> _Work to do_
Copy out every line exactly, passing over the pictures.

> _Data provided_
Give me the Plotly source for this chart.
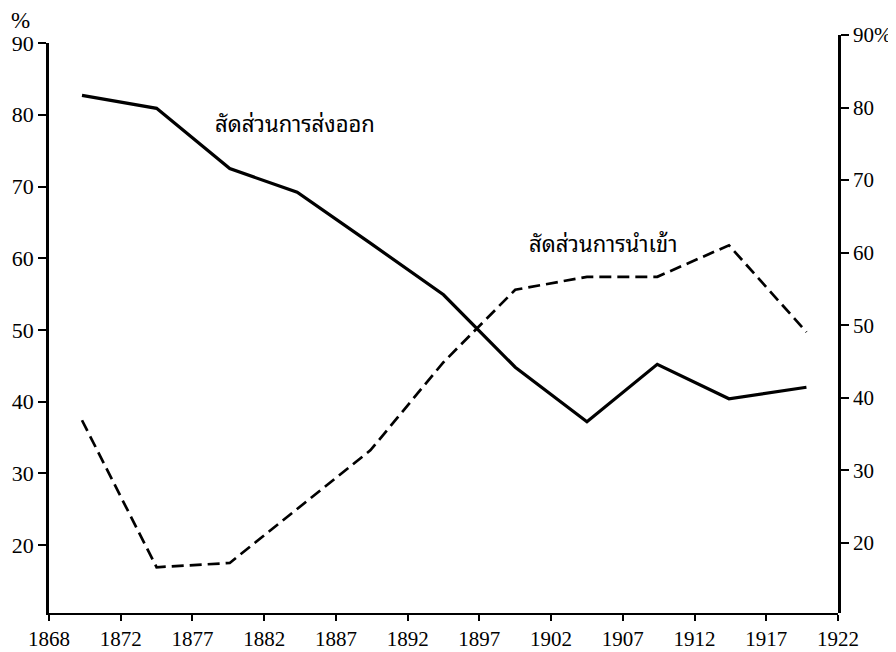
import plotly.graph_objects as go

# period midpoints (five-year averages)
years = [1869.3, 1874.5, 1879.6, 1884.3, 1889.4, 1894.5, 1899.5, 1904.5, 1909.4, 1914.4, 1919.8]
export_share = [82.7, 80.9, 72.5, 69.2, 62.1, 54.9, 44.8, 37.2, 45.2, 40.4, 42.0]
import_share = [37.4, 16.9, 17.5, 25.0, 33.2, 45.5, 55.6, 57.4, 57.4, 61.8, 49.7]

x_tickvals = [1867, 1872, 1877, 1882, 1887, 1892, 1897, 1902, 1907, 1912, 1917, 1922]
x_ticktext = ["1868", "1872", "1877", "1882", "1887", "1892", "1897", "1902", "1907", "1912", "1917", "1922"]
y_ticks = [20, 30, 40, 50, 60, 70, 80, 90]
y2_ticktext = ["20", "30", "40", "50", "60", "70", "80", "90%"]

export_label = "สัดส่วนการส่งออก"
import_label = "สัดส่วนการนำเข้า"

serif = "Liberation Serif, Times New Roman, serif"
thai = "Noto Sans Thai Looped, Loma, Garuda, Norasi, Noto Sans Thai, sans-serif"

fig = go.Figure()
fig.add_trace(go.Scatter(x=years, y=export_share, mode="lines",
                         line=dict(color="black", width=3.2), name=export_label))
fig.add_trace(go.Scatter(x=years, y=import_share, mode="lines",
                         line=dict(color="black", width=2.7, dash="12px,6px"), name=import_label))
# empty trace so the right-hand axis gets its own subplot
fig.add_trace(go.Scatter(x=[], y=[], yaxis="y2", hoverinfo="skip", showlegend=False))

fig.add_annotation(x=1884.15, y=79.0, text=export_label, showarrow=False,
                   font=dict(family=thai, size=22, color="black"))
fig.add_annotation(x=1905.6, y=62.25, text=import_label, showarrow=False,
                   font=dict(family=thai, size=22, color="black"))
fig.add_annotation(x=-0.036, y=1.0, xref="paper", yref="paper", text="%", showarrow=False,
                   xanchor="center", yanchor="middle", yshift=15,
                   font=dict(family=serif, size=23, color="black"))

# page body adds 8px, so margins are set 8px smaller on the top/left
fig.update_layout(
    width=896, height=652,
    margin=dict(l=41, r=66, t=27, b=47),
    paper_bgcolor="white", plot_bgcolor="rgba(0,0,0,0)",
    showlegend=False,
    xaxis=dict(range=[1867, 1922], tickvals=x_tickvals, ticktext=x_ticktext, automargin=False,
               showgrid=False, zeroline=False, showline=True, linecolor="black", linewidth=2,
               ticks="outside", ticklen=6, tickwidth=1.5, tickcolor="black",
               tickfont=dict(family=serif, size=21, color="black"), anchor="y"),
    yaxis=dict(range=[10.52, 90], domain=[0, 0.986], tickvals=y_ticks, automargin=False,
               showgrid=False, zeroline=False, showline=True, linecolor="black", linewidth=2.5,
               ticks="outside", ticklen=8, tickwidth=1.5, tickcolor="black",
               tickfont=dict(family=serif, size=22, color="black"), anchor="x"),
    yaxis2=dict(range=[10.35, 90], domain=[0, 1], tickvals=y_ticks, ticktext=y2_ticktext,
                side="right", anchor="x", automargin=False,
                showgrid=False, zeroline=False, showline=True, linecolor="black", linewidth=2.5,
                ticks="outside", ticklen=8, tickwidth=1.5, tickcolor="black",
                tickfont=dict(family=serif, size=21, color="black")),
)

fig.write_html("out.html")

> _Solution to this task_
Give me the Plotly source for this chart.
import plotly.graph_objects as go

# period midpoints (five-year averages)
years = [1869.3, 1874.5, 1879.6, 1884.3, 1889.4, 1894.5, 1899.5, 1904.5, 1909.4, 1914.4, 1919.8]
export_share = [82.7, 80.9, 72.5, 69.2, 62.1, 54.9, 44.8, 37.2, 45.2, 40.4, 42.0]
import_share = [37.4, 16.9, 17.5, 25.0, 33.2, 45.5, 55.6, 57.4, 57.4, 61.8, 49.7]

x_tickvals = [1867, 1872, 1877, 1882, 1887, 1892, 1897, 1902, 1907, 1912, 1917, 1922]
x_ticktext = ["1868", "1872", "1877", "1882", "1887", "1892", "1897", "1902", "1907", "1912", "1917", "1922"]
y_ticks = [20, 30, 40, 50, 60, 70, 80, 90]
y2_ticktext = ["20", "30", "40", "50", "60", "70", "80", "90%"]

export_label = "สัดส่วนการส่งออก"
import_label = "สัดส่วนการนำเข้า"

serif = "Liberation Serif, Times New Roman, serif"
thai = "Noto Sans Thai Looped, Loma, Garuda, Norasi, Noto Sans Thai, sans-serif"

fig = go.Figure()
fig.add_trace(go.Scatter(x=years, y=export_share, mode="lines",
                         line=dict(color="black", width=3.2), name=export_label))
fig.add_trace(go.Scatter(x=years, y=import_share, mode="lines",
                         line=dict(color="black", width=2.7, dash="12px,6px"), name=import_label))
# empty trace so the right-hand axis gets its own subplot
fig.add_trace(go.Scatter(x=[], y=[], yaxis="y2", hoverinfo="skip", showlegend=False))

fig.add_annotation(x=1884.15, y=79.0, text=export_label, showarrow=False,
                   font=dict(family=thai, size=22, color="black"))
fig.add_annotation(x=1905.6, y=62.25, text=import_label, showarrow=False,
                   font=dict(family=thai, size=22, color="black"))
fig.add_annotation(x=-0.036, y=1.0, xref="paper", yref="paper", text="%", showarrow=False,
                   xanchor="center", yanchor="middle", yshift=15,
                   font=dict(family=serif, size=23, color="black"))

# page body adds 8px, so margins are set 8px smaller on the top/left
fig.update_layout(
    width=896, height=652,
    margin=dict(l=41, r=66, t=27, b=47),
    paper_bgcolor="white", plot_bgcolor="rgba(0,0,0,0)",
    showlegend=False,
    xaxis=dict(range=[1867, 1922], tickvals=x_tickvals, ticktext=x_ticktext, automargin=False,
               showgrid=False, zeroline=False, showline=True, linecolor="black", linewidth=2,
               ticks="outside", ticklen=6, tickwidth=1.5, tickcolor="black",
               tickfont=dict(family=serif, size=21, color="black"), anchor="y"),
    yaxis=dict(range=[10.52, 90], domain=[0, 0.986], tickvals=y_ticks, automargin=False,
               showgrid=False, zeroline=False, showline=True, linecolor="black", linewidth=2.5,
               ticks="outside", ticklen=8, tickwidth=1.5, tickcolor="black",
               tickfont=dict(family=serif, size=22, color="black"), anchor="x"),
    yaxis2=dict(range=[10.35, 90], domain=[0, 1], tickvals=y_ticks, ticktext=y2_ticktext,
                side="right", anchor="x", automargin=False,
                showgrid=False, zeroline=False, showline=True, linecolor="black", linewidth=2.5,
                ticks="outside", ticklen=8, tickwidth=1.5, tickcolor="black",
                tickfont=dict(family=serif, size=21, color="black")),
)

fig.write_html("out.html")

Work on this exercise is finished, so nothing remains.